Explore Our MacArthur Campus
Relocated and Expanded Middle School Opened
Welcome to the home of our Grades 6, 7, and 8 program, the middle school building at 4590 MacArthur Boulevard, NW. Built to the Day School's specifications, the almost-19,000-square-foot space has become the setting for teaching and learning that we envisioned for this exceptional program targeted at the particular needs of young adolescent learners. The space allows faculty to continue the innovative instruction that has been the hallmark of St. Patrick's Grades 7 and 8 program for a decade and a half.
A great teacher, and we have plenty of great teachers, can teach anywhere. But a beautiful space certainly helps! The MacArthur Campus in Washington D.C. represents a transformative moment in the life of our middle school and in the lives of our students and teachers. The students continue bringing life and energy, intellectual engagement, and enthusiasm with them.
St. Patrick’s middle school program is characterized by a tight-knit student community, devoted faculty and staff who have chosen to become experts in early adolescent education, and rigorous academics scaffolded by instruction in non-cognitive skills.
Assistant Head of School and Head of the Upper School Dan Spector said, "Individually and collectively, the teachers know their students. They know their strengths, they know their areas of growth, and they know what is required to get the best from them."
And the teachers at St. Patrick’s are excited about the instructional opportunities designed into the space. As an Upper School learning specialist said, “The classroom layout offers space and opportunity for students to engage in independent and self-directed learning activities. Various activities can run simultaneously. This means more time for small-group work (student collaboration, a skill students will need in their academic and professional lives) and additional touchpoints with teachers and learning specialists, checkpoints for authentic understanding of the learning targets presented.”

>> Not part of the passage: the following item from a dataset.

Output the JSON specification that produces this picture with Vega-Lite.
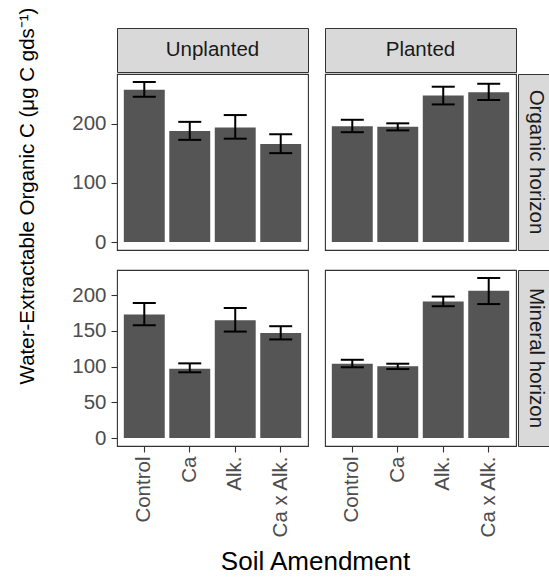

The mix of flexible and more traditional instructional spaces enables St. Patrick’s talented faculty to meet the cognitive and academic needs of students at the same time that it enhances the strong sense of community that has become a characteristic of the current program. “The environment is built specifically for Grades 6, 7, and 8 students,” said Rochelle Hargraves, Assistant Head of School for Finance and Operations, who is deeply involved in the project. “And it is a superb place to learn.
Among the highlights of our students introduction to the new space was a project entitled "My Story, Your Story, Our Story," based on the year's theme, "All Are Welcome." By learning more about each other, they discovered the rich variety in our community as well as our many commonalities. As service continues to play an important role in middle school, the first week included service trips to the Lisner-Louise-Dickson-Hurt Home; THEARC, an arts and education campus; and across the street to the wetlands of Rock Creek Park, where students started documenting the many plants there.
Throughout the year ahead, the program will continue to be shaped by the creativity of the MacArthur Campus students, and teachers, in turn shaped by the possibilities of a larger, more flexible space. Recognizing the newly expanded format, we will continue to identify ways to highlight our first Grade 6 class in our new middle school configuration, including the introduction of a new Shakespeare production in February and a celebration of their pioneer status at the end of the year.
The growing popularity of the Grades 7 and 8 program had outstripped the enrollment cap at the previous MacArthur Campus at 4925 MacArthur Boulevard, NW. The Board of Trustees pursued the new MacArthur Campus plan in response to a strategic planning process concluded in 2016. The Board opted to lease and renovate the space because that approach would allow the Day School to open the expanded middle school more quickly than any other scenario, promptly resolve the enrollment bottleneck from Grade 6 to Grade 7, and enable all students to remain through their Grade 8 graduation.